◆ TO DO ◆
Quote every line as written. Omit pictures.

◆ SOURCE MATERIAL ◆
-- -- --
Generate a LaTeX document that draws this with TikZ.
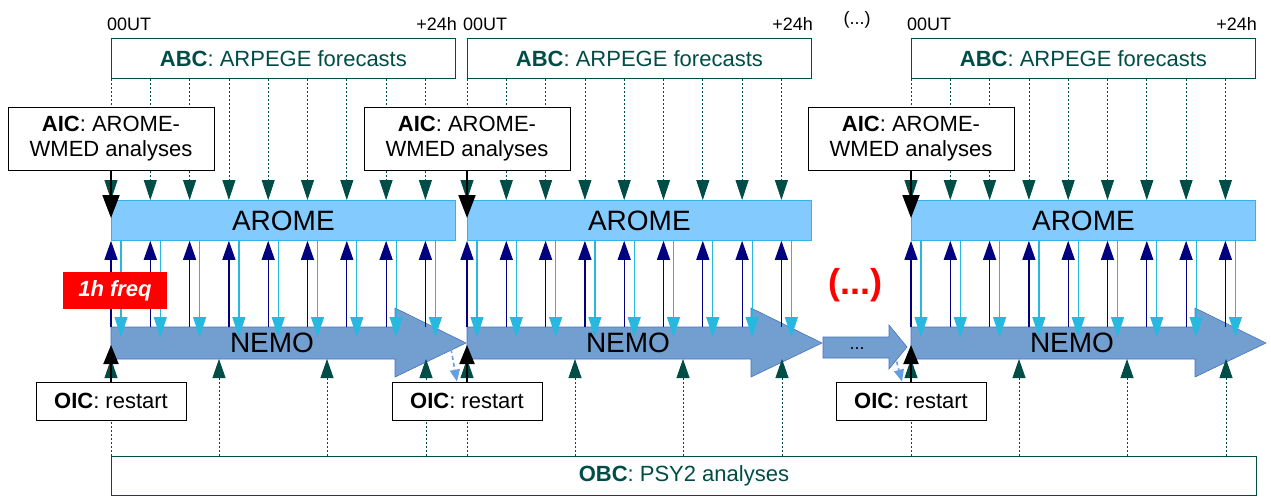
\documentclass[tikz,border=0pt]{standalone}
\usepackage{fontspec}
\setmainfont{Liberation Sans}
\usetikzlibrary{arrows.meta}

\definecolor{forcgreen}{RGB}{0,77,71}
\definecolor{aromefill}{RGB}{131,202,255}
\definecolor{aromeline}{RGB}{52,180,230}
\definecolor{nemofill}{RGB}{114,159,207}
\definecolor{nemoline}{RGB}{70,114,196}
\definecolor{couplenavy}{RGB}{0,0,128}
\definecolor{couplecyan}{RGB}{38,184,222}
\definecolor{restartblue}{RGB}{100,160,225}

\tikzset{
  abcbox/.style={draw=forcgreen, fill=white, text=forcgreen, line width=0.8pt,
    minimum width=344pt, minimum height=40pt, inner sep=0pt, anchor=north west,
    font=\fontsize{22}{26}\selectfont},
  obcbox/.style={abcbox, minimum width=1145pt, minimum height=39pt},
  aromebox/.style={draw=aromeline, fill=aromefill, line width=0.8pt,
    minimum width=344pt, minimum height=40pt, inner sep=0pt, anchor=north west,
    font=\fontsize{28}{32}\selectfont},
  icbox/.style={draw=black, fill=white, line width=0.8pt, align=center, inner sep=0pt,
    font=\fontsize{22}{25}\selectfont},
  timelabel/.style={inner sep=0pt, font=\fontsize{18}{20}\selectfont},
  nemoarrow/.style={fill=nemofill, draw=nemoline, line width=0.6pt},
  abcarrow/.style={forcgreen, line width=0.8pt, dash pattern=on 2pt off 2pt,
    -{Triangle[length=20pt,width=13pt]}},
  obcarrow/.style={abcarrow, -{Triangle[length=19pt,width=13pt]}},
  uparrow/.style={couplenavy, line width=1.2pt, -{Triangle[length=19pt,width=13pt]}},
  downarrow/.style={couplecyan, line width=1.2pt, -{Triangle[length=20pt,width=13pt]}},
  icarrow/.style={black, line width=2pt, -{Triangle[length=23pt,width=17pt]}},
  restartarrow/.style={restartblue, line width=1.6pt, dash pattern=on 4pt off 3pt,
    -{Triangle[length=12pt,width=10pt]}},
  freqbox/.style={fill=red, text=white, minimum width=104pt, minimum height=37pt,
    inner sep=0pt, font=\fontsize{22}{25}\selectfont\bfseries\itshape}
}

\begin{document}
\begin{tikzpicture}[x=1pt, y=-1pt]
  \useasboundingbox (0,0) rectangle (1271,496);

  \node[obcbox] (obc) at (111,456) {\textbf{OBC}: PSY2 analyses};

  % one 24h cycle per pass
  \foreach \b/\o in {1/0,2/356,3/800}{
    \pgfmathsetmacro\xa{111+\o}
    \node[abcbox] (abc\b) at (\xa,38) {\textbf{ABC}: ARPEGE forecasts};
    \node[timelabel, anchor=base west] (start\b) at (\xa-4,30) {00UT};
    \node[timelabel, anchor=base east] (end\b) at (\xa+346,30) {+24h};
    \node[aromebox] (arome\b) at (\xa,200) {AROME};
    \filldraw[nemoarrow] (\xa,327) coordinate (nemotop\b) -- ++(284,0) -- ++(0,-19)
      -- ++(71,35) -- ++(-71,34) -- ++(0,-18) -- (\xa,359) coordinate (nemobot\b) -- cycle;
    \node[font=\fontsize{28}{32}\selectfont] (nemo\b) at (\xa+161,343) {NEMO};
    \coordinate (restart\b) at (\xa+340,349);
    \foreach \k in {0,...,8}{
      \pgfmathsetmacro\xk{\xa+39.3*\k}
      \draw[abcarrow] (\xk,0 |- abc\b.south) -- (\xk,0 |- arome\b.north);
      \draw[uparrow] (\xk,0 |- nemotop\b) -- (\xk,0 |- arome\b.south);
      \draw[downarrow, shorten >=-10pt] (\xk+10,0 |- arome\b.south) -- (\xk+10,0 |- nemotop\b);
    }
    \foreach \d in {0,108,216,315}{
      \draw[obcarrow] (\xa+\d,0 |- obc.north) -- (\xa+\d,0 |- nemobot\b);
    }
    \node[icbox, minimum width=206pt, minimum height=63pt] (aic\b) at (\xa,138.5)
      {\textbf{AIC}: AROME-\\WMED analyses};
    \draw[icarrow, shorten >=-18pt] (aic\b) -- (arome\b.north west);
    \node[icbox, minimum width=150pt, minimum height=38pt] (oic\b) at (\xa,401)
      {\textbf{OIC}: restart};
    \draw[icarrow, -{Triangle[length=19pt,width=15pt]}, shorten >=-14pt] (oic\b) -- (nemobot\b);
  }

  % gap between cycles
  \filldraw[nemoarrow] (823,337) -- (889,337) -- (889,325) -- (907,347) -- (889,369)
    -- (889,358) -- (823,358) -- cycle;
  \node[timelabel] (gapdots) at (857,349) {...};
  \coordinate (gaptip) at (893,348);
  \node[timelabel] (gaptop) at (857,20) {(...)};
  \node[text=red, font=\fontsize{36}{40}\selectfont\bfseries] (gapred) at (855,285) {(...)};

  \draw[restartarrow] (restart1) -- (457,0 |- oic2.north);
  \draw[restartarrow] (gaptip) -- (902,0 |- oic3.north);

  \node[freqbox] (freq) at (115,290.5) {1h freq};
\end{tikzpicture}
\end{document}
-- -- --
◆ WRITTEN ANSWER ◆
Generate a LaTeX document that draws this with TikZ.
\documentclass[tikz,border=0pt]{standalone}
\usepackage{fontspec}
\setmainfont{Liberation Sans}
\usetikzlibrary{arrows.meta}

\definecolor{forcgreen}{RGB}{0,77,71}
\definecolor{aromefill}{RGB}{131,202,255}
\definecolor{aromeline}{RGB}{52,180,230}
\definecolor{nemofill}{RGB}{114,159,207}
\definecolor{nemoline}{RGB}{70,114,196}
\definecolor{couplenavy}{RGB}{0,0,128}
\definecolor{couplecyan}{RGB}{38,184,222}
\definecolor{restartblue}{RGB}{100,160,225}

\tikzset{
  abcbox/.style={draw=forcgreen, fill=white, text=forcgreen, line width=0.8pt,
    minimum width=344pt, minimum height=40pt, inner sep=0pt, anchor=north west,
    font=\fontsize{22}{26}\selectfont},
  obcbox/.style={abcbox, minimum width=1145pt, minimum height=39pt},
  aromebox/.style={draw=aromeline, fill=aromefill, line width=0.8pt,
    minimum width=344pt, minimum height=40pt, inner sep=0pt, anchor=north west,
    font=\fontsize{28}{32}\selectfont},
  icbox/.style={draw=black, fill=white, line width=0.8pt, align=center, inner sep=0pt,
    font=\fontsize{22}{25}\selectfont},
  timelabel/.style={inner sep=0pt, font=\fontsize{18}{20}\selectfont},
  nemoarrow/.style={fill=nemofill, draw=nemoline, line width=0.6pt},
  abcarrow/.style={forcgreen, line width=0.8pt, dash pattern=on 2pt off 2pt,
    -{Triangle[length=20pt,width=13pt]}},
  obcarrow/.style={abcarrow, -{Triangle[length=19pt,width=13pt]}},
  uparrow/.style={couplenavy, line width=1.2pt, -{Triangle[length=19pt,width=13pt]}},
  downarrow/.style={couplecyan, line width=1.2pt, -{Triangle[length=20pt,width=13pt]}},
  icarrow/.style={black, line width=2pt, -{Triangle[length=23pt,width=17pt]}},
  restartarrow/.style={restartblue, line width=1.6pt, dash pattern=on 4pt off 3pt,
    -{Triangle[length=12pt,width=10pt]}},
  freqbox/.style={fill=red, text=white, minimum width=104pt, minimum height=37pt,
    inner sep=0pt, font=\fontsize{22}{25}\selectfont\bfseries\itshape}
}

\begin{document}
\begin{tikzpicture}[x=1pt, y=-1pt]
  \useasboundingbox (0,0) rectangle (1271,496);

  \node[obcbox] (obc) at (111,456) {\textbf{OBC}: PSY2 analyses};

  % one 24h cycle per pass
  \foreach \b/\o in {1/0,2/356,3/800}{
    \pgfmathsetmacro\xa{111+\o}
    \node[abcbox] (abc\b) at (\xa,38) {\textbf{ABC}: ARPEGE forecasts};
    \node[timelabel, anchor=base west] (start\b) at (\xa-4,30) {00UT};
    \node[timelabel, anchor=base east] (end\b) at (\xa+346,30) {+24h};
    \node[aromebox] (arome\b) at (\xa,200) {AROME};
    \filldraw[nemoarrow] (\xa,327) coordinate (nemotop\b) -- ++(284,0) -- ++(0,-19)
      -- ++(71,35) -- ++(-71,34) -- ++(0,-18) -- (\xa,359) coordinate (nemobot\b) -- cycle;
    \node[font=\fontsize{28}{32}\selectfont] (nemo\b) at (\xa+161,343) {NEMO};
    \coordinate (restart\b) at (\xa+340,349);
    \foreach \k in {0,...,8}{
      \pgfmathsetmacro\xk{\xa+39.3*\k}
      \draw[abcarrow] (\xk,0 |- abc\b.south) -- (\xk,0 |- arome\b.north);
      \draw[uparrow] (\xk,0 |- nemotop\b) -- (\xk,0 |- arome\b.south);
      \draw[downarrow, shorten >=-10pt] (\xk+10,0 |- arome\b.south) -- (\xk+10,0 |- nemotop\b);
    }
    \foreach \d in {0,108,216,315}{
      \draw[obcarrow] (\xa+\d,0 |- obc.north) -- (\xa+\d,0 |- nemobot\b);
    }
    \node[icbox, minimum width=206pt, minimum height=63pt] (aic\b) at (\xa,138.5)
      {\textbf{AIC}: AROME-\\WMED analyses};
    \draw[icarrow, shorten >=-18pt] (aic\b) -- (arome\b.north west);
    \node[icbox, minimum width=150pt, minimum height=38pt] (oic\b) at (\xa,401)
      {\textbf{OIC}: restart};
    \draw[icarrow, -{Triangle[length=19pt,width=15pt]}, shorten >=-14pt] (oic\b) -- (nemobot\b);
  }

  % gap between cycles
  \filldraw[nemoarrow] (823,337) -- (889,337) -- (889,325) -- (907,347) -- (889,369)
    -- (889,358) -- (823,358) -- cycle;
  \node[timelabel] (gapdots) at (857,349) {...};
  \coordinate (gaptip) at (893,348);
  \node[timelabel] (gaptop) at (857,20) {(...)};
  \node[text=red, font=\fontsize{36}{40}\selectfont\bfseries] (gapred) at (855,285) {(...)};

  \draw[restartarrow] (restart1) -- (457,0 |- oic2.north);
  \draw[restartarrow] (gaptip) -- (902,0 |- oic3.north);

  \node[freqbox] (freq) at (115,290.5) {1h freq};
\end{tikzpicture}
\end{document}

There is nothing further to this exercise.